Écrits et conférences d'intérêt général



 

 

 
 

 

Vous avez dit démocratie ?

 

            On doit aux Athéniens du 5ème siècle A.C. l’idéal de démocratie, réalisé sous de nombreuses formes au cours des siècles.  Les modalités que nous connaissons en Occident sont des formes de démocratie indirecte.   

            Périodiquement, les citoyens se soumettent à un rituel appelé « élection ». En pratique, nos sociétés sont constituées de deux classes : celles des administrés et celle des administrateurs.  Ces derniers sont, d’une part,  les représentants de la haute finance et des multinationales et, d’autre part, les élus – ces deux groupes ne se laissant mutuellement qu’une marge limitée de manœuvre.  Malgré le grand nombre de pauvres que connaissent nos démocraties, ces derniers reçoivent suffisamment d’attention pour que leur situation soit tolérable.  Si bien qu’on est globalement satisfait du système, même si Platon ne s’y retrouverait guère. 

            Un problème se pose toutefois lorsque l’Occident décide d’imposer ce modèle aux peuples d’autres continents.
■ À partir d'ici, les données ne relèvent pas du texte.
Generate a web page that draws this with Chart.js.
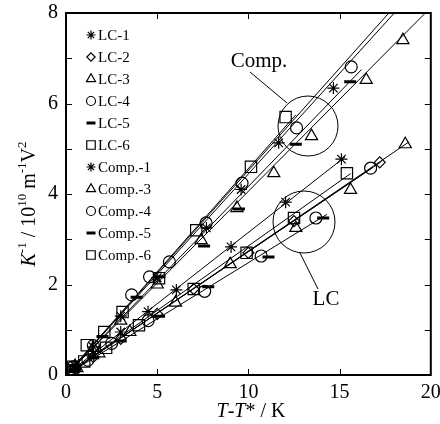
<!DOCTYPE html>
<html>
<head>
<meta charset="utf-8">
<script src="https://cdn.jsdelivr.net/npm/chart.js@4.4.0/dist/chart.umd.min.js"></script>
<style>
html, body { margin: 0; padding: 0; background: #fff; }
</style>
</head>
<body>
<canvas id="chart" width="440" height="424"></canvas>
<script>
// series names and marker styles
const names = ['LC-1', 'LC-2', 'LC-3', 'LC-4', 'LC-5', 'LC-6', 'Comp.-1', 'Comp.-3', 'Comp.-4', 'Comp.-5', 'Comp.-6'];
const markers = ['star', 'rectRot', 'triangle', 'circle', 'line', 'rect', 'star', 'triangle', 'circle', 'line', 'rect'];
const markerSize = [6, 5.5, 7, 6, 6, 8, 6, 7, 6, 6, 8];

// measured points (T-T* in K, K^-1 in 1e10 m^-1 V^2)
const xLC1 = [0.5, 1.5, 3.0, 4.5, 6.05, 9.05, 12.04, 15.1];
const yLC1 = [0.15, 0.47, 0.95, 1.4, 1.88, 2.83, 3.82, 4.77];
const xLC2 = [0.5, 1.5, 3.0, 5.0, 7.0, 10.0, 12.5, 17.2];
const yLC2 = [0.14, 0.4, 0.8, 1.35, 1.9, 2.7, 3.4, 4.7];
const xLC3 = [0.6, 1.8, 3.5, 6.0, 9.0, 12.6, 15.6, 18.6];
const yLC3 = [0.15, 0.48, 0.95, 1.6, 2.45, 3.25, 4.09, 5.1];
const xLC4 = [0.4, 1.2, 2.5, 4.5, 7.6, 10.7, 13.7, 16.7];
const yLC4 = [0.1, 0.33, 0.7, 1.2, 1.85, 2.63, 3.47, 4.57];
const xLC5 = [0.5, 1.5, 3.0, 5.1, 7.8, 11.1, 14.1];
const yLC5 = [0.12, 0.38, 0.75, 1.3, 1.95, 2.61, 3.47];
const xLC6 = [0.3, 1.0, 2.2, 4.0, 7.0, 9.9, 12.5, 15.4];
const yLC6 = [0.1, 0.3, 0.6, 1.1, 1.9, 2.7, 3.47, 4.46];
const xComp1 = [0.5, 1.5, 3.0, 5.0, 7.7, 9.6, 11.66, 14.66];
const yComp1 = [0.2, 0.62, 1.3, 2.15, 3.25, 4.1, 5.13, 6.34];
const xComp3 = [0.5, 1.5, 3.0, 5.0, 7.41, 9.37, 11.39, 13.46, 16.46, 18.47];
const yComp3 = [0.2, 0.6, 1.2, 2.0, 2.98, 3.69, 4.46, 5.28, 6.52, 7.4];
const xComp4 = [0.4, 1.5, 3.6, 4.58, 5.67, 7.68, 9.65, 12.64, 15.64];
const yComp4 = [0.18, 0.65, 1.77, 2.17, 2.5, 3.36, 4.24, 5.46, 6.81];
const xComp5 = [0.5, 2.0, 3.87, 5.12, 7.57, 9.48, 12.6, 15.58];
const yComp5 = [0.2, 0.85, 1.72, 2.17, 2.85, 3.67, 5.1, 6.48];
const xComp6 = [0.4, 1.14, 2.1, 3.1, 5.1, 7.14, 10.14, 12.04];
const yComp6 = [0.18, 0.66, 0.95, 1.39, 2.14, 3.2, 4.6, 5.7];

// fitted straight lines, all from the origin to these end points
const fitEndX = [15.3, 17.3, 18.8, 16.8, 14.3, 15.6, 17.7, 19.7, 18.0, 16.2, 12.6];
const fitEndY = [4.82, 4.72, 5.15, 4.58, 3.55, 4.45, 8.0, 8.0, 8.0, 6.75, 5.75];

// axis ticks
const xTickValues = [0, 5, 10, 15, 20];
const yTickValues = [0, 2, 4, 6, 8];

const allX = [xLC1, xLC2, xLC3, xLC4, xLC5, xLC6, xComp1, xComp3, xComp4, xComp5, xComp6];
const allY = [yLC1, yLC2, yLC3, yLC4, yLC5, yLC6, yComp1, yComp3, yComp4, yComp5, yComp6];

const serif = '"Liberation Serif", "DejaVu Serif", serif';

function toPoints(xs, ys)
{
    let pts = [];
    for (let i = 0; i < xs.length; i++)
        pts.push({ x: xs[i], y: ys[i] });
    return pts;
}

let datasets = [];
for (let i = 0; i < names.length; i++)
{
    datasets.push({
        label: names[i] + ' fit',
        data: [{ x: 0, y: 0 }, { x: fitEndX[i], y: fitEndY[i] }],
        showLine: true,
        borderColor: '#000',
        borderWidth: 1,
        pointRadius: 0,
        fill: false
    });
}
for (let i = 0; i < names.length; i++)
{
    const isDash = markers[i] === 'line';
    datasets.push({
        label: names[i],
        data: toPoints(allX[i], allY[i]),
        showLine: false,
        pointStyle: markers[i],
        pointRadius: markerSize[i],
        pointBorderWidth: isDash ? 3 : 1.2,
        borderColor: '#000',
        backgroundColor: 'rgba(0,0,0,0)'
    });
}

function drawRich(ctx, parts, cx, cy, rotate)
{
    // parts: [text, font, baselineShift]
    let total = 0;
    for (const p of parts) { ctx.font = p[1]; total += ctx.measureText(p[0]).width; }
    ctx.save();
    ctx.translate(cx, cy);
    if (rotate) ctx.rotate(-Math.PI / 2);
    ctx.textBaseline = 'middle';
    ctx.textAlign = 'left';
    let x = -total / 2;
    for (const p of parts)
    {
        ctx.font = p[1];
        ctx.fillText(p[0], x, p[2]);
        x += ctx.measureText(p[0]).width;
    }
    ctx.restore();
}

const decorations = {
    id: 'decorations',
    afterDraw(chart)
    {
        const ctx = chart.ctx;
        const a = chart.chartArea;
        const xs = chart.scales.x, ys = chart.scales.y;
        ctx.save();
        ctx.strokeStyle = '#000';
        ctx.fillStyle = '#000';

        // frame
        ctx.lineWidth = 2;
        ctx.strokeRect(a.left, a.top, a.right - a.left, a.bottom - a.top);

        // inward ticks
        ctx.lineWidth = 1;
        ctx.beginPath();
        for (let v = 1; v < 8; v++)
        {
            const py = Math.round(ys.getPixelForValue(v)) + 0.5;
            ctx.moveTo(a.left, py); ctx.lineTo(a.left + 6, py);
            ctx.moveTo(a.right, py); ctx.lineTo(a.right - 6, py);
        }
        for (let v = 5; v < 20; v += 5)
        {
            const px = Math.round(xs.getPixelForValue(v)) + 0.5;
            ctx.moveTo(px, a.bottom); ctx.lineTo(px, a.bottom - 6);
            ctx.moveTo(px, a.top); ctx.lineTo(px, a.top + 6);
        }
        ctx.stroke();

        // annotation circles and leaders
        ctx.beginPath();
        ctx.arc(308, 126, 30, 0, Math.PI * 2);
        ctx.stroke();
        ctx.beginPath();
        ctx.arc(304, 222, 31, 0, Math.PI * 2);
        ctx.stroke();
        ctx.beginPath();
        ctx.moveTo(250, 72); ctx.lineTo(287, 103);
        ctx.moveTo(300, 253); ctx.lineTo(318, 289);
        ctx.stroke();

        ctx.font = '21px ' + serif;
        ctx.textAlign = 'center';
        ctx.textBaseline = 'middle';
        ctx.fillText('Comp.', 259, 61);
        ctx.fillText('LC', 326, 299);

        // legend
        ctx.font = '15px ' + serif;
        ctx.textAlign = 'left';
        for (let i = 0; i < names.length; i++)
        {
            const ly = 35 + i * 22;
            const isDash = markers[i] === 'line';
            ctx.lineWidth = isDash ? 3 : 1.2;
            ctx.fillStyle = 'rgba(0,0,0,0)';
            Chart.helpers.drawPoint(ctx, { pointStyle: markers[i], radius: markerSize[i] * 0.75, rotation: 0, borderWidth: ctx.lineWidth }, 91, ly);
            ctx.fillStyle = '#000';
            ctx.fillText(names[i], 98, ly + 1);
        }

        // axis titles
        const big = '20px ' + serif, ital = 'italic 20px ' + serif, sup = '13px ' + serif;
        drawRich(ctx, [
            ['K', ital, 0], ['-1', sup, -7], [' / 10', big, 0], ['10', sup, -7],
            [' m', big, 0], ['-1', sup, -7], ['V', big, 0], ['2', sup, -7]
        ], 30, 204, true);
        drawRich(ctx, [
            ['T', ital, 0], ['-', big, 0], ['T', ital, 0], ['* / K', big, 0]
        ], 251, 412, false);

        ctx.restore();
    }
};

const chart = new Chart(document.getElementById('chart').getContext('2d'), {
    type: 'scatter',
    data: { datasets: datasets },
    plugins: [decorations],
    options: {
        responsive: false,
        animation: false,
        events: [],
        layout: { padding: { top: 13, right: 7, left: 0, bottom: 0 } },
        plugins: { legend: { display: false }, tooltip: { enabled: false } },
        scales: {
            x: {
                type: 'linear',
                min: 0, max: 20,
                afterFit: function (s) { s.height = 49; s.paddingLeft = 0; s.paddingRight = 0; },
                afterBuildTicks: function (s) { s.ticks = xTickValues.map(v => ({ value: v })); },
                grid: { display: true, drawOnChartArea: false, drawTicks: false },
                border: { display: false },
                ticks: { color: '#000', padding: 6, maxRotation: 0, font: { family: serif, size: 20 } }
            },
            y: {
                type: 'linear',
                min: 0, max: 8,
                afterFit: function (s) { s.width = 66; s.paddingTop = 0; s.paddingBottom = 0; },
                afterBuildTicks: function (s) { s.ticks = yTickValues.map(v => ({ value: v })); },
                grid: { display: true, drawOnChartArea: false, drawTicks: false },
                border: { display: false },
                ticks: { color: '#000', padding: 8, font: { family: serif, size: 20 } }
            }
        }
    }
});
</script>
</body>
</html>
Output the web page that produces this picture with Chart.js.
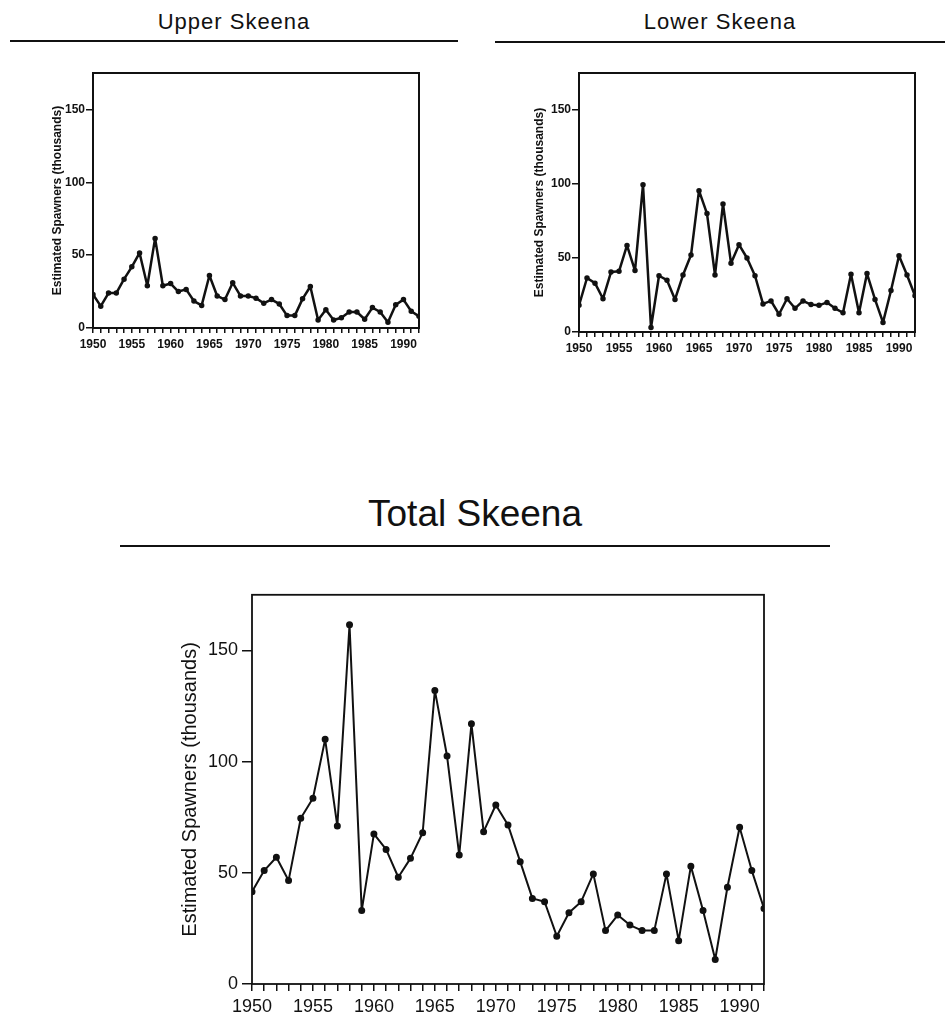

On a ainsi voulu démocratiser certains pays par les armes.  La situation catastrophique actuelle de l’Iraq et de l’Afghanistan sont des démonstrations éloquentes de l’absurdité d’une telle approche. Mais il y a d’autres façons plus subtiles de « provoquer » l’accès d’un peuple à la démocratie. 

            Depuis une dizaine d’années plusieurs pays ont changé de gouvernement, à la suite de révolutions populaires dites « spontanées », mais qui suivent toutes le même modèle.  Ayant lieu généralement dans le contexte d’une élection,  le résultat de celle-ci est contesté avant d’être connu, et avant même toute vérification. Les jeunes sont mobilisés et leur mouvement reçoit le nom sympathique d’une fleur ou d’une couleur (rose, orange, verte, ou de velours, etc.), l’argent nécessaire est trouvé pour soutenir leur mobilisation jusqu’à ce que l’élu officiel cède et démissionne.         

            L’Occident a en général applaudi toutes ces révolutions, se laissant facilement émouvoir par leur fraîcheur juvénile, d’autant plus qu’elles déposaient parfois des personnages peu sympathiques.  La presse est moins mobilisée  par la suite pour faire connaître comment les personnages arrivés au pouvoir de cette façon n’ont guère démontré plus d’esprit démocratique que ceux qu’ils avaient déposés.  

            Un exemple récent, est celui de l’Iran.  Le président Mahmoud Ahmadinejad ne suscite évidemment aucune sympathie en Occident.  Dès qu’un des autres candidats à l’élection présidentielle, Mirhossein Mousavi, déclara que l’élection avait été truquée, l’Occident se mit massivement derrière lui avant même qu’on ait pu vérifier ce qu’il en était, même si ce candidat frustré appartenait aussi à la caste religieuse dominant le pays et que son accession au pouvoir n’aurait pas changé grand chose.  Des journalistes de grand renom ne nourrissant pourtant aucune sympathie pour Ahmadinejad, comme Robert Fisk,  croient que ce dernier a vraiment eu la majorité des voix à travers le pays même si pas le pourcentage qu’on lui a attribué. D’autres bons connaisseurs de l’Iran, comme Patrick Cockburn, avaient averti dès le début que cette « révolution populaire » ne réussirait pas et qu’elle serait écrasée dans la violence comme les Intifadas palestiniennes. L’Occident, en supportant aveuglement cette autre « révolution de couleur » s’est évidemment donné bonne conscience.  Mais qu’a-t-il apporté au peuple iranien sinon un peu plus de douleur et de misère ?    

            En 1951 les Occidentaux avaient organisé le renversement du seul régime démocratique et laïc qu’ait connu l’Iran, celui de Mossadegh. Quand apprendrons-nous de nos erreurs ? 

 

Armand Veilleux

 

 

 

dans L'Appel, octobre 2009, nº 320, p. 24.